To be done –
Extract each line of the material that follows exactly and omit its pictures.

Data segment –
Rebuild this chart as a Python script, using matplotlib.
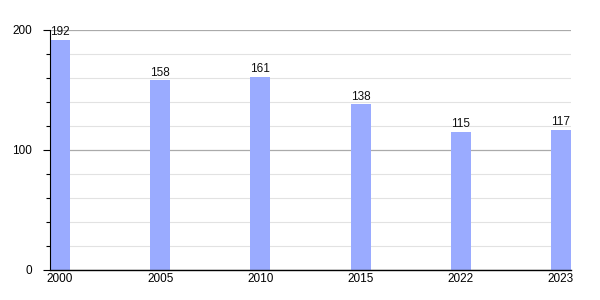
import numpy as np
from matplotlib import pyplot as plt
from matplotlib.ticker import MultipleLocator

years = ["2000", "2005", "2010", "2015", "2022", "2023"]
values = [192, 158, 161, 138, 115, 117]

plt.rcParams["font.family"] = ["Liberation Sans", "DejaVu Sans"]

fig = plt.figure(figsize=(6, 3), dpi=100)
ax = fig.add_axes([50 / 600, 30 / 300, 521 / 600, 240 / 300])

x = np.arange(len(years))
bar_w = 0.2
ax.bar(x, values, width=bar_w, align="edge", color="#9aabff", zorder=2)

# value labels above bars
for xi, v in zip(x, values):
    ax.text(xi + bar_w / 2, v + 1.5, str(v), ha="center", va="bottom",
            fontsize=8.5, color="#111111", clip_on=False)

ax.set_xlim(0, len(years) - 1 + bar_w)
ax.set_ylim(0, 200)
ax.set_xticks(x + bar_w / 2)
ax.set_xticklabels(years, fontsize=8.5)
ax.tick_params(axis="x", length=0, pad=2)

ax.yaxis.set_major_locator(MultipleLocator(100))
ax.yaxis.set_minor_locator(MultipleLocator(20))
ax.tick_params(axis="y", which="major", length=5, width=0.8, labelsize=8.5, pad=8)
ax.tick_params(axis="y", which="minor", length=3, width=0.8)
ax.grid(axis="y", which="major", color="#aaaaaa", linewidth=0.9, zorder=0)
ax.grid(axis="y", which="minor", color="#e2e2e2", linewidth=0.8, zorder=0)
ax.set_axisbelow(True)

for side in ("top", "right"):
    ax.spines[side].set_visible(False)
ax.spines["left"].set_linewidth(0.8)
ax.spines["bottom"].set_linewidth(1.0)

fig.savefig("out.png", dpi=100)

Solution –
Rebuild this chart as a Python script, using matplotlib.
import numpy as np
from matplotlib import pyplot as plt
from matplotlib.ticker import MultipleLocator

years = ["2000", "2005", "2010", "2015", "2022", "2023"]
values = [192, 158, 161, 138, 115, 117]

plt.rcParams["font.family"] = ["Liberation Sans", "DejaVu Sans"]

fig = plt.figure(figsize=(6, 3), dpi=100)
ax = fig.add_axes([50 / 600, 30 / 300, 521 / 600, 240 / 300])

x = np.arange(len(years))
bar_w = 0.2
ax.bar(x, values, width=bar_w, align="edge", color="#9aabff", zorder=2)

# value labels above bars
for xi, v in zip(x, values):
    ax.text(xi + bar_w / 2, v + 1.5, str(v), ha="center", va="bottom",
            fontsize=8.5, color="#111111", clip_on=False)

ax.set_xlim(0, len(years) - 1 + bar_w)
ax.set_ylim(0, 200)
ax.set_xticks(x + bar_w / 2)
ax.set_xticklabels(years, fontsize=8.5)
ax.tick_params(axis="x", length=0, pad=2)

ax.yaxis.set_major_locator(MultipleLocator(100))
ax.yaxis.set_minor_locator(MultipleLocator(20))
ax.tick_params(axis="y", which="major", length=5, width=0.8, labelsize=8.5, pad=8)
ax.tick_params(axis="y", which="minor", length=3, width=0.8)
ax.grid(axis="y", which="major", color="#aaaaaa", linewidth=0.9, zorder=0)
ax.grid(axis="y", which="minor", color="#e2e2e2", linewidth=0.8, zorder=0)
ax.set_axisbelow(True)

for side in ("top", "right"):
    ax.spines[side].set_visible(False)
ax.spines["left"].set_linewidth(0.8)
ax.spines["bottom"].set_linewidth(1.0)

fig.savefig("out.png", dpi=100)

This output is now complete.